The Department of Housing and Urban Development has done the right thing by pausing federal homelessness funds to the Los Angeles Homeless Services Authority. The move focuses on serious accusations: conflicts of interest, financial mismanagement, outright fraud and a stunning lack of oversight. If true, the suspension — and the inspector general’s probe that follows — should be a wake-up call for anyone who thinks throwing more money at the same people will fix Los Angeles’ homelessness crisis.
HUD suspends funding amid fraud and mismanagement allegations
According to HUD, LAHSA has handled nearly $1 billion in federal money since 2021 while Los Angeles’ homelessness problem got worse, not better. HUD’s letter lays out a string of failures: poor financial controls, conflicts of interest, and examples the agency calls “obvious fraud.” The department has suspended funds while the inspector general investigates. That is the right first step — freeze the flow, follow the paper trail, and let accountability happen.
Why this matters: federal dollars, local failure, and the homeless crisis
This is about more than politics. It’s about federal taxpayer money and trusting local agencies to spend it responsibly. When billions are handed out with little oversight and the crisis gets worse, voters have every right to be furious. Los Angeles County reportedly pulled its funding for LAHSA, and the City of Los Angeles is reportedly rethinking its support. If local officials aren’t demanding answers, the federal government should keep the pressure on.

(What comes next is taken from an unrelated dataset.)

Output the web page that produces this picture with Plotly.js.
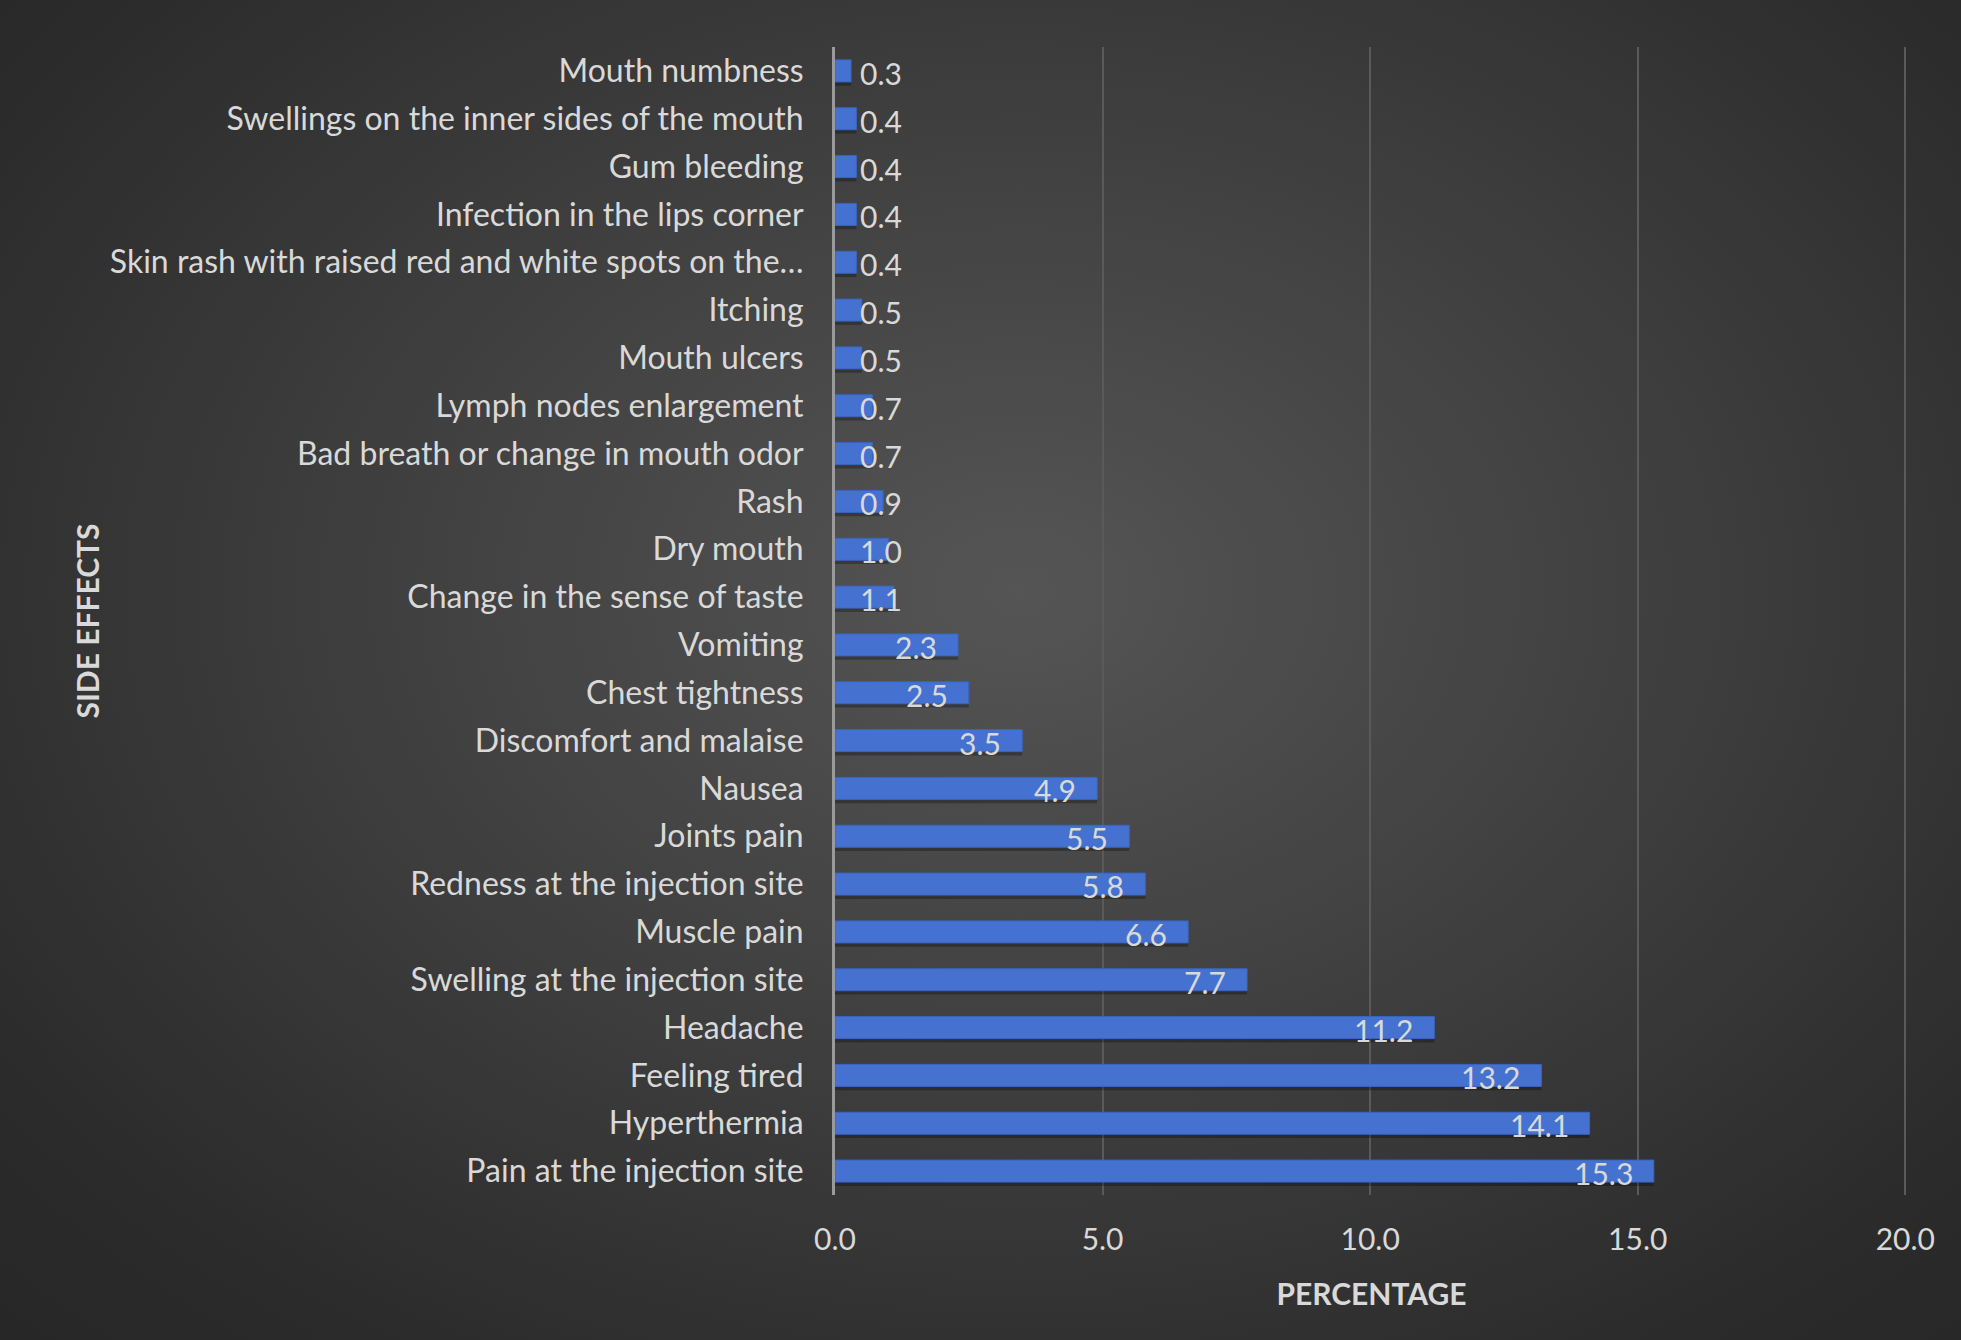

Accountability means real consequences
Investigations are fine, but the public wants results. Audit findings should lead to personnel changes, recovery of misspent funds, and, if warranted, criminal referrals. No more cozy contracts, no more insider deals, and no more rubber-stamp oversight. If LAHSA failed in its duty, the people running it must face consequences so the same mistakes aren’t repeated.
Solutions: transparency, competition, and smarter spending
Fixing homelessness is hard. It won’t happen by pouring money into an agency that can’t account for it. Start with transparent bidding, independent audits, and performance-based grants. Give real power and funding to nonprofits and faith-based groups that deliver measurable results. Mix prevention, treatment for addiction and mental health, and housing-first models that actually house people — but only when those programs show outcomes, not just press releases.
HUD’s suspension is a test. Will federal and local leaders use this moment to demand true accountability and reform — or will they quietly restore funding and hope no one notices? Conservatives should push for a clean break from failed management, enforce strict oversight, and champion local groups that get the job done. If taxpayers must foot the bill, they deserve assurance that the dollars help people, not line pockets or prop up incompetence.